DATA IN THIS EXERCISE

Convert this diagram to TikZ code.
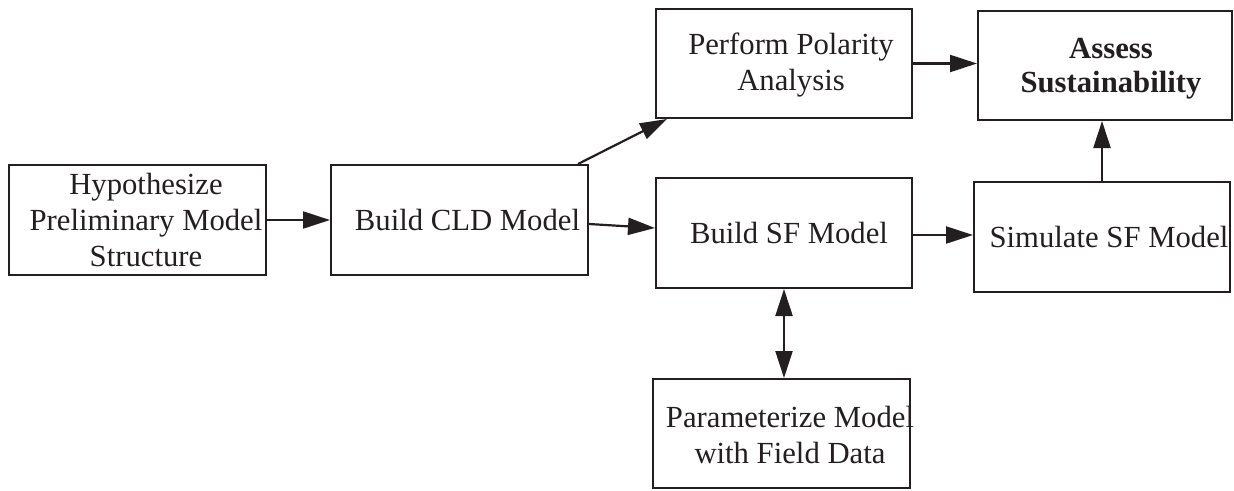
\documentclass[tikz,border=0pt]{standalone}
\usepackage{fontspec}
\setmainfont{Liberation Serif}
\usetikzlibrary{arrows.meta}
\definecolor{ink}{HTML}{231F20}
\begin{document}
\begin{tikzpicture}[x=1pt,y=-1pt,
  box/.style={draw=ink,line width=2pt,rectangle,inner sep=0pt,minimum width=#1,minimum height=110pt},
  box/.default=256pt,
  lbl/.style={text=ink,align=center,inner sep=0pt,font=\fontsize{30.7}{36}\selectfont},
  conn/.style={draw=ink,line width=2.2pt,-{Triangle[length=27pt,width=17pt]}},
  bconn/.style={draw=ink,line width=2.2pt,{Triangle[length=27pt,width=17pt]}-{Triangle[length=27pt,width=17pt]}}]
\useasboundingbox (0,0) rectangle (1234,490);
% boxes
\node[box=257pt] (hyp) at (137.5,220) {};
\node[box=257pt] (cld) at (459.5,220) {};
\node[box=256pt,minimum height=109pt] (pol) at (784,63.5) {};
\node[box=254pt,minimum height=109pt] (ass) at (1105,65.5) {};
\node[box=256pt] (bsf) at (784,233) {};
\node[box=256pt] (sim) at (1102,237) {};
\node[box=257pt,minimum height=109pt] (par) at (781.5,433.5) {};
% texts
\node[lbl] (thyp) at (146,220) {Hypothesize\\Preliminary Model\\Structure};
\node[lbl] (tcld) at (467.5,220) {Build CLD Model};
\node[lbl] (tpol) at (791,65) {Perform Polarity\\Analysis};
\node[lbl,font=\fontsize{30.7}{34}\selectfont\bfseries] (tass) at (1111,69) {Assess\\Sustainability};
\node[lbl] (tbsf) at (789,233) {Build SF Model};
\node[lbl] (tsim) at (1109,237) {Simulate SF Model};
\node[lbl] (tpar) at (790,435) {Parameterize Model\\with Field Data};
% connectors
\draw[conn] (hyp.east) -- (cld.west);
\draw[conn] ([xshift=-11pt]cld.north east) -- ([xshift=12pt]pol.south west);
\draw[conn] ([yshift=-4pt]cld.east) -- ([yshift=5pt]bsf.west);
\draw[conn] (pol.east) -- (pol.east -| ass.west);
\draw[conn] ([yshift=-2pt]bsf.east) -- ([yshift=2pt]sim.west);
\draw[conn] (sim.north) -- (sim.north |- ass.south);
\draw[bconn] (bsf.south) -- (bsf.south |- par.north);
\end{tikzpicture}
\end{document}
---
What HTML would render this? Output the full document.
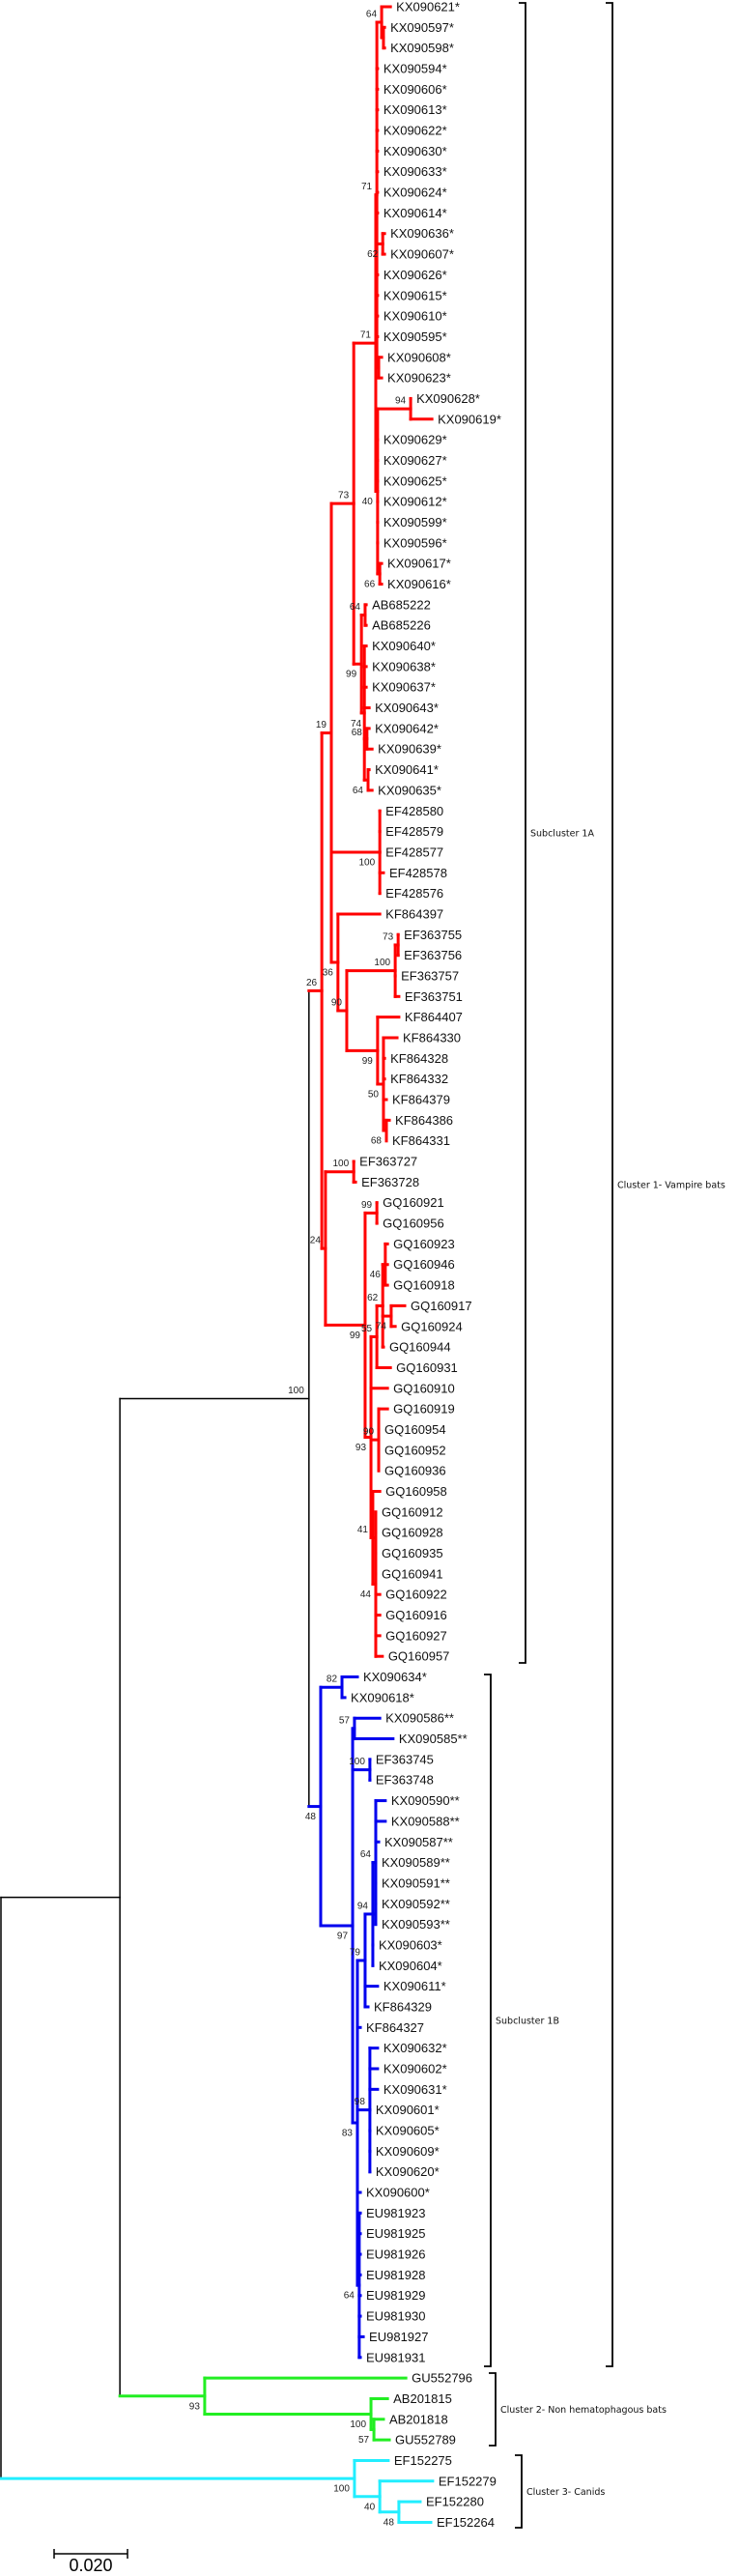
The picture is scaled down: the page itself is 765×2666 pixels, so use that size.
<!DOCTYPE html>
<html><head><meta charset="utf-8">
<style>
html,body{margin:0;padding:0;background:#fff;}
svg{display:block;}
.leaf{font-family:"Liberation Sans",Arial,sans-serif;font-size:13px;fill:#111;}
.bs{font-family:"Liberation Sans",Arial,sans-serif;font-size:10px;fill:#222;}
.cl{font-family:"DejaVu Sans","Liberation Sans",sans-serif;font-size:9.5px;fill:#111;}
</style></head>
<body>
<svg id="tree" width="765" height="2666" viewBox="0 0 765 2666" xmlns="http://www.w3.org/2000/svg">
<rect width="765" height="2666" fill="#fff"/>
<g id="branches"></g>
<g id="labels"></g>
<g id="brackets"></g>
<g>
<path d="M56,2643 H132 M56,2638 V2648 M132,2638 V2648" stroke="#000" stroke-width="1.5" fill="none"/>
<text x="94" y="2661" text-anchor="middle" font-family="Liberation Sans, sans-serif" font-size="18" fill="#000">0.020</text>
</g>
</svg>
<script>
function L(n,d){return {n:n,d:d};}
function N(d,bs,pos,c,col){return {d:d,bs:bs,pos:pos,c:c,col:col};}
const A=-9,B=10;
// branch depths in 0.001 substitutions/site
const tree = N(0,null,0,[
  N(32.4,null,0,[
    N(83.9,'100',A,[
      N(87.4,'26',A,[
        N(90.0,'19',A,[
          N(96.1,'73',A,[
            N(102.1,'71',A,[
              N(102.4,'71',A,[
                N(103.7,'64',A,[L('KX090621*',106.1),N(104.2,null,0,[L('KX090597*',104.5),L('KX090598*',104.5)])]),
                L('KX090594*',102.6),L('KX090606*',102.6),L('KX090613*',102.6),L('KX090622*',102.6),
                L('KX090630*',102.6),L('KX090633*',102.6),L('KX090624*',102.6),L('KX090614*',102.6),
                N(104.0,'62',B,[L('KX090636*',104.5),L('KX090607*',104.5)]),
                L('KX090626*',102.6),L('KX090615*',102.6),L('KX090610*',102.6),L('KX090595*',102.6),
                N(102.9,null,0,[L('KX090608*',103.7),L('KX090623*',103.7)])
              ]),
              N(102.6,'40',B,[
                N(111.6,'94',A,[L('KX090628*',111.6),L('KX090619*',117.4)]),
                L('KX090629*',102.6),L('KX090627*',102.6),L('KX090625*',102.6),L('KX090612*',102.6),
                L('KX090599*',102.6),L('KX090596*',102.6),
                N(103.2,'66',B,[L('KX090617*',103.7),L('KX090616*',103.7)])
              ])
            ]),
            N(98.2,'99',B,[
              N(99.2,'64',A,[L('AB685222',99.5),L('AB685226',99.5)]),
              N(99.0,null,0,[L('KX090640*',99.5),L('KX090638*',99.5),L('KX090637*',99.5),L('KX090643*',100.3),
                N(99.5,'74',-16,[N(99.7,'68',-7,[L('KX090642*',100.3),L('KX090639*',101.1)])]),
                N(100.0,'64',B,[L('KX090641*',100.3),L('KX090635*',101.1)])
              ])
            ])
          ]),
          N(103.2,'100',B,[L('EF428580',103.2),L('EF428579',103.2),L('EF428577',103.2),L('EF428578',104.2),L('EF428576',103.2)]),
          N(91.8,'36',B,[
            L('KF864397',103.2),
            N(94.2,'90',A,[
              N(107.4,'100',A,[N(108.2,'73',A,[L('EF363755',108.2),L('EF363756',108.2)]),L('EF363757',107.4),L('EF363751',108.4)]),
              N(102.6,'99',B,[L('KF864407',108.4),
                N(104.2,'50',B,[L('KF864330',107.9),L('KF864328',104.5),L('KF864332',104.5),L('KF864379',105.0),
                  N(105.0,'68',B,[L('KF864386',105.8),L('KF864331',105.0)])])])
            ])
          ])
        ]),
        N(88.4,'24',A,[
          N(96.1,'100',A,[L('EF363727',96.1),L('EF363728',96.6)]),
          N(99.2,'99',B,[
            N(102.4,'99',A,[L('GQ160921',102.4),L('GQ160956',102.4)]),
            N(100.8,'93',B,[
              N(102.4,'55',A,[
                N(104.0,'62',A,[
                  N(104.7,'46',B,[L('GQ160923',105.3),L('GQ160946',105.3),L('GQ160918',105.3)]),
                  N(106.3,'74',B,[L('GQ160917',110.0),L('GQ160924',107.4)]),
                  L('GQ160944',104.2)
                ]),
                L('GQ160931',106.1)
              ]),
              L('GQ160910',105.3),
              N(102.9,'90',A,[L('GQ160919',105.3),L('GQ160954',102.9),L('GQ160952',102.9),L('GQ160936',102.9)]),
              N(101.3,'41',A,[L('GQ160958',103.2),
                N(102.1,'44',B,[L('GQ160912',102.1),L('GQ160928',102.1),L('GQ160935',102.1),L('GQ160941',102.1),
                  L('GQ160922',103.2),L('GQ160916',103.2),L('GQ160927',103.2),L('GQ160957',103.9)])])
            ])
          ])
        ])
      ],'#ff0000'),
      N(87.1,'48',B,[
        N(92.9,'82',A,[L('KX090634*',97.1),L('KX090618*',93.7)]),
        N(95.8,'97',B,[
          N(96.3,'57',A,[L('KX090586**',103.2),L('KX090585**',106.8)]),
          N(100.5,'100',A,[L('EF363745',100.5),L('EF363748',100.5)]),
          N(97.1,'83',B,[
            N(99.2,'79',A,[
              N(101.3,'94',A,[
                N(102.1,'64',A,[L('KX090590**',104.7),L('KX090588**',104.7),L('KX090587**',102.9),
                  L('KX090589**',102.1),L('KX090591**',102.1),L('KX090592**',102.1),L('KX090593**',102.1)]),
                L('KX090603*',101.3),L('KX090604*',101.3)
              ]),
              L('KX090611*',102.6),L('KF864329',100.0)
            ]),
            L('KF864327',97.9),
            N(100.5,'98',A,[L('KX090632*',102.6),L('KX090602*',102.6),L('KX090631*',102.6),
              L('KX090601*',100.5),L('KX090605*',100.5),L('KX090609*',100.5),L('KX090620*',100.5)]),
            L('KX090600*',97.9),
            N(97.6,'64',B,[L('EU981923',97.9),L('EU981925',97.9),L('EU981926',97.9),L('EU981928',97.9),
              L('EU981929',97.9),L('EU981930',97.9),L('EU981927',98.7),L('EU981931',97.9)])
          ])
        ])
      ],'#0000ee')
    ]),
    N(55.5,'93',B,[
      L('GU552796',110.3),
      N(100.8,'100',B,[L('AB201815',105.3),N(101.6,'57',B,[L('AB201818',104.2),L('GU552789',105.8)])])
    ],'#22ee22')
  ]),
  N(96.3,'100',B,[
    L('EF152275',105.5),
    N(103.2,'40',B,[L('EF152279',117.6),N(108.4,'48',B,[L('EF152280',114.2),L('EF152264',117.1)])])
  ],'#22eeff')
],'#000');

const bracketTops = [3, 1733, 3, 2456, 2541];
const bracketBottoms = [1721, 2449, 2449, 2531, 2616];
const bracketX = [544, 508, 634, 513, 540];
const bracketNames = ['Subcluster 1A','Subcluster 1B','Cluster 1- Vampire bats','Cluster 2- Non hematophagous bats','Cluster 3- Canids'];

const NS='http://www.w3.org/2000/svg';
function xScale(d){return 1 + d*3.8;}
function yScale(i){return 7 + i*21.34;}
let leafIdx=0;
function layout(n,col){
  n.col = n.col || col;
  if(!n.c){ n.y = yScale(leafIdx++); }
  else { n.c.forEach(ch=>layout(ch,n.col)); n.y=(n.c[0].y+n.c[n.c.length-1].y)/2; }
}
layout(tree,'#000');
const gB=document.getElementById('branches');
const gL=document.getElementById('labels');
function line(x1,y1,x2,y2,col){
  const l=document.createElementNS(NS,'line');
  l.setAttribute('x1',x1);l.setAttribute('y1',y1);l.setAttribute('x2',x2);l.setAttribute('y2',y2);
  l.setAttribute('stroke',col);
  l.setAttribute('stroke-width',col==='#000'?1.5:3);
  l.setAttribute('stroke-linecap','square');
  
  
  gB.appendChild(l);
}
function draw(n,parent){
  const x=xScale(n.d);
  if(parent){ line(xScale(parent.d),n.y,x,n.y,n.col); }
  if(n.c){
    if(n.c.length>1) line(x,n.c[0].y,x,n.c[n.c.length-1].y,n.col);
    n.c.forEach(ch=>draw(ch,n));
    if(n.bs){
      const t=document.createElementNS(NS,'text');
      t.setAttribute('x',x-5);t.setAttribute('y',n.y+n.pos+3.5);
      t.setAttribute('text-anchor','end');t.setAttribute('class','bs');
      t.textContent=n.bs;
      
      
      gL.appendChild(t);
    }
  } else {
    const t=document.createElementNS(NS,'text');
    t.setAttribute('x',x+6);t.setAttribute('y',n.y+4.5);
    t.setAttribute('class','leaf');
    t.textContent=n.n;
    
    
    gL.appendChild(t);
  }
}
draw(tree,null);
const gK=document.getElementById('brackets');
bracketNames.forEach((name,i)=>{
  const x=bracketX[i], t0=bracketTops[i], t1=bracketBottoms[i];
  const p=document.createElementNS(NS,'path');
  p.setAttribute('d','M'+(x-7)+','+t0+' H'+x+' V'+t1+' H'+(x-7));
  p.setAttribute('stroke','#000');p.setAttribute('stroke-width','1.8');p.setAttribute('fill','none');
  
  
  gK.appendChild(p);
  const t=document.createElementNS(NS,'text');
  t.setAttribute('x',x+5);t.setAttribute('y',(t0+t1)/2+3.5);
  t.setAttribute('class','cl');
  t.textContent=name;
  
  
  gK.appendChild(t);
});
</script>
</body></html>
...
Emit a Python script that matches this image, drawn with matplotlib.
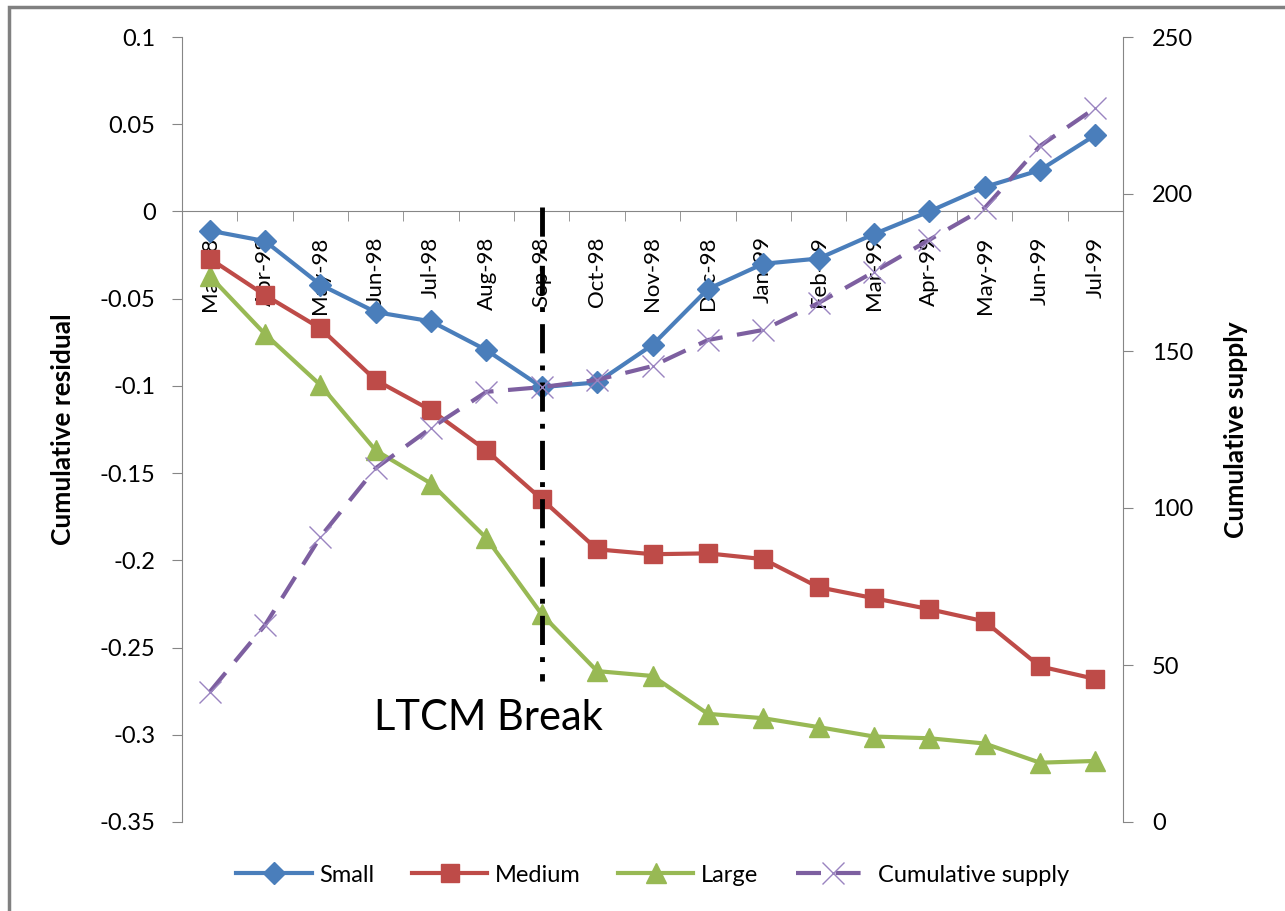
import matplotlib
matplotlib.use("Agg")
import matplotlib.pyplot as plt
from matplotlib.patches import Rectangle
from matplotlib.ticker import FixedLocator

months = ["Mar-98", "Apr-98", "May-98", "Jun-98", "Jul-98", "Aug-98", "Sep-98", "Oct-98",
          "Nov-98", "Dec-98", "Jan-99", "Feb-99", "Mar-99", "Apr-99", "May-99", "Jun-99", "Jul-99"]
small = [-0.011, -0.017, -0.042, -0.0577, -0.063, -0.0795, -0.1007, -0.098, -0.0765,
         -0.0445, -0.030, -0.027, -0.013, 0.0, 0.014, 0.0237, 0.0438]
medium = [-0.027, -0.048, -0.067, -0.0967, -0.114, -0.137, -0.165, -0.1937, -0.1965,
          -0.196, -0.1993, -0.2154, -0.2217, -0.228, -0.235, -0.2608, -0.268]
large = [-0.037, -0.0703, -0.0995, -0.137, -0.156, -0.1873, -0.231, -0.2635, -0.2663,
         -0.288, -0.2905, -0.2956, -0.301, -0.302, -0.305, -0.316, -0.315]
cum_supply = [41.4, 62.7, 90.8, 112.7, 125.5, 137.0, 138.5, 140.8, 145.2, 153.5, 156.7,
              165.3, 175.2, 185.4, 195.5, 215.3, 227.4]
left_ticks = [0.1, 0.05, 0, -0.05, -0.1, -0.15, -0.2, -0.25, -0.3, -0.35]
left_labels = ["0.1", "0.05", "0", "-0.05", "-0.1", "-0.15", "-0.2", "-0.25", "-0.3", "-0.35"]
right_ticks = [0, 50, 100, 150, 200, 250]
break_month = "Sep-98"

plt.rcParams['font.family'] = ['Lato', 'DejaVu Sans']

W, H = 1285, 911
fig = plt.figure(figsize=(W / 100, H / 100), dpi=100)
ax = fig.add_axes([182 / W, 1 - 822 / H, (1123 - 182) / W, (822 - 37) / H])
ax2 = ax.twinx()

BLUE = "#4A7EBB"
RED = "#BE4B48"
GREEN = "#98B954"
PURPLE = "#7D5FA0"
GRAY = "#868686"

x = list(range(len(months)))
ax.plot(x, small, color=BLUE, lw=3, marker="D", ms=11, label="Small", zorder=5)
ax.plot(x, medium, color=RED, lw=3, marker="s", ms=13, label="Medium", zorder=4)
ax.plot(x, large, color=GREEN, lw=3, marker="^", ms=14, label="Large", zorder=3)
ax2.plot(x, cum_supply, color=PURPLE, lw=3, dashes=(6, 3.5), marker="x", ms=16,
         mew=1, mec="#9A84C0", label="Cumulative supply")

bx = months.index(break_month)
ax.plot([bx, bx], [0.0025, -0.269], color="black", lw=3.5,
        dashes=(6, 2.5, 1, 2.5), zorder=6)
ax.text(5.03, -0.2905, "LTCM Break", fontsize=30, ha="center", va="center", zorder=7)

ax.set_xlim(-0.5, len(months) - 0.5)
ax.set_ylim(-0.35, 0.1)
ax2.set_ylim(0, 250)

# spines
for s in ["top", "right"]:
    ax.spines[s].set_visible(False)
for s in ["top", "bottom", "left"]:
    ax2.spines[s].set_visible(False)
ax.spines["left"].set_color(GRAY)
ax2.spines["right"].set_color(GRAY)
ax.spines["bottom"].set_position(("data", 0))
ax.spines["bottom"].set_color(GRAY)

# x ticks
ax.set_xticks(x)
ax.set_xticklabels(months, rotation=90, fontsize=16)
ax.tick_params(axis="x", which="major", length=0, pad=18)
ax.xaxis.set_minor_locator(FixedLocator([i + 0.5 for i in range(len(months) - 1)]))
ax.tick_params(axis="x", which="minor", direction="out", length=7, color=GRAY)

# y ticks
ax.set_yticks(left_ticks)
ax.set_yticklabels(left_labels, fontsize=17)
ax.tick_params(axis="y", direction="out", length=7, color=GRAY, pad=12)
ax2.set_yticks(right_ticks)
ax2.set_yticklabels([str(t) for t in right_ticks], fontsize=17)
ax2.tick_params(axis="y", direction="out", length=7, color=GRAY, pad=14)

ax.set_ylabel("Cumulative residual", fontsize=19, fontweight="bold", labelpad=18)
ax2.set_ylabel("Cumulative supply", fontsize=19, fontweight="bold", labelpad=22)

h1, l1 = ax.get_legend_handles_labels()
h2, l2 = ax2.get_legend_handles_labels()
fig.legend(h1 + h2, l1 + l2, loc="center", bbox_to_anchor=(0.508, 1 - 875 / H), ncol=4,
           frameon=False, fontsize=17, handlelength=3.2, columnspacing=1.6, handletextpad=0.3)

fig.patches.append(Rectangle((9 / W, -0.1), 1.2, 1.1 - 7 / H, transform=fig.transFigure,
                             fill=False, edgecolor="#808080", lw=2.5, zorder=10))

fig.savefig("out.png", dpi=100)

GIVEN EXERCISE
Retype the section that opens with the line holding "Emit a Python" and closes with the line holding "plt.rcParams['font.family'] = ['Lato', 'DejaVu", exactly as it reads, without any pictures.

OUTPUT FOR THIS TASK
Emit a Python script that matches this image, drawn with matplotlib.
import matplotlib
matplotlib.use("Agg")
import matplotlib.pyplot as plt
from matplotlib.patches import Rectangle
from matplotlib.ticker import FixedLocator

months = ["Mar-98", "Apr-98", "May-98", "Jun-98", "Jul-98", "Aug-98", "Sep-98", "Oct-98",
          "Nov-98", "Dec-98", "Jan-99", "Feb-99", "Mar-99", "Apr-99", "May-99", "Jun-99", "Jul-99"]
small = [-0.011, -0.017, -0.042, -0.0577, -0.063, -0.0795, -0.1007, -0.098, -0.0765,
         -0.0445, -0.030, -0.027, -0.013, 0.0, 0.014, 0.0237, 0.0438]
medium = [-0.027, -0.048, -0.067, -0.0967, -0.114, -0.137, -0.165, -0.1937, -0.1965,
          -0.196, -0.1993, -0.2154, -0.2217, -0.228, -0.235, -0.2608, -0.268]
large = [-0.037, -0.0703, -0.0995, -0.137, -0.156, -0.1873, -0.231, -0.2635, -0.2663,
         -0.288, -0.2905, -0.2956, -0.301, -0.302, -0.305, -0.316, -0.315]
cum_supply = [41.4, 62.7, 90.8, 112.7, 125.5, 137.0, 138.5, 140.8, 145.2, 153.5, 156.7,
              165.3, 175.2, 185.4, 195.5, 215.3, 227.4]
left_ticks = [0.1, 0.05, 0, -0.05, -0.1, -0.15, -0.2, -0.25, -0.3, -0.35]
left_labels = ["0.1", "0.05", "0", "-0.05", "-0.1", "-0.15", "-0.2", "-0.25", "-0.3", "-0.35"]
right_ticks = [0, 50, 100, 150, 200, 250]
break_month = "Sep-98"

plt.rcParams['font.family'] = ['Lato', 'DejaVu Sans']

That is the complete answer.